山本さんの表現の核となるものは“本”。何も大手の出版社から依頼され・・・と言うわけではありませんが、自ら物語を紡ぎ、絵と文章に表し製本する。その一貫した作業を自ら行ってきました。

そもそも、絵を描くことと読書を愛した少年時代、多くの方がそうであったように漫画に影響を受け、絵本に興味が傾いたと語り聞かせてくれました。そこで『絵本を描くなら自分で本の形にまでするしかない』と考えたそうです。この点が面白い。

インターネットの影すら見えない1980年代。当時 中学三年生だった山本さん某雑誌に掲載されていた『絵本の作り方』を教科書さながら見よう見真似で製本するところまでこぎつけたそうです。

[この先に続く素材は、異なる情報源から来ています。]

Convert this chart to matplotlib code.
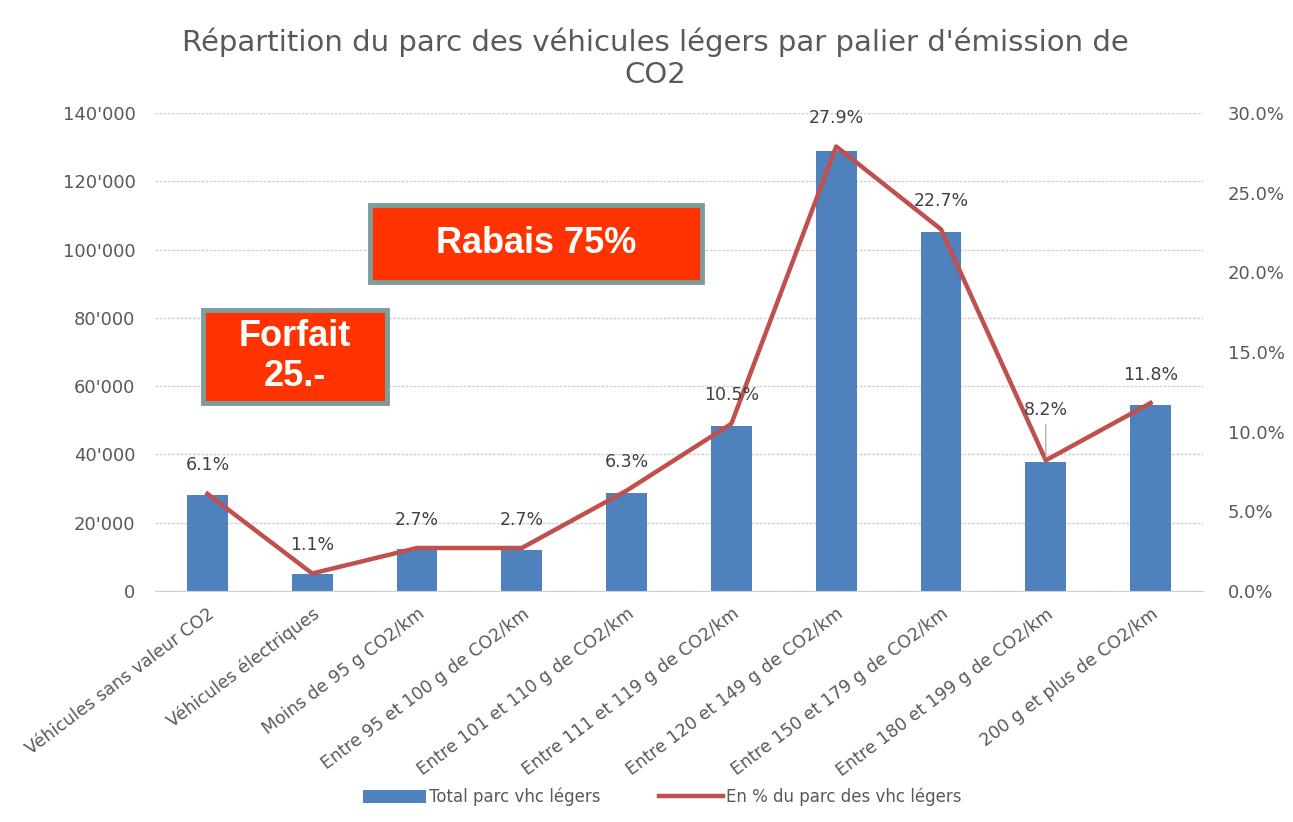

ギリシャ神話のオルフェウスとエウリディケを題材に絵を描き、それを本にしました。

その創作意欲は止むことがなく大学時代に再燃。ただ好きだから作り、それを身近な人に観せたり、プレゼントしたりして欲望を満たしていたのかも知れません。

社会人になり企業に入社してから始めたグラフィックデザインを、現在も生きていくうえでの糧として選択されている山本さん。

しかし再燃した炎は絶やすことなく世話をし続けてきた様子です。そういった人物が、展覧会を開き、他者に作品を披露する機会を持とうと言うことは、至極当然の成り行きでしょう。 『好きこそものの上手なれ』と簡単には片付けることの出来ない何かが山本さんの中に、確かに在るようです。

その点、僕個人としては大変羨ましくも思いました。はっきりとこれが好きだ!と豪語出来るものを果たして僕は持っているか・・・。これを読んで下さっている方は、どうでしょう。お持ちですか?

46歳にして初個展となった山本さんに聞いてみました。『なぜ、個展を開くんですか?』と。

何年も前からやってみたいとは思っていたそうですが『あれこれ考えすぎてしまって結局、やらない。』となんとも自己分析の出来た答えを頂きました。『歳も歳だし、少しは思い切ったこともやらないと。』と思い、実行に移したようです。

平面の作品を中心に、前述のように自家製の<本>が展示されます。この機会にぜひご来場頂き、山本さんがたゆまず創り上げてきた、小さくとも広大な世界観をご自分の眼でご覧頂けると幸いです。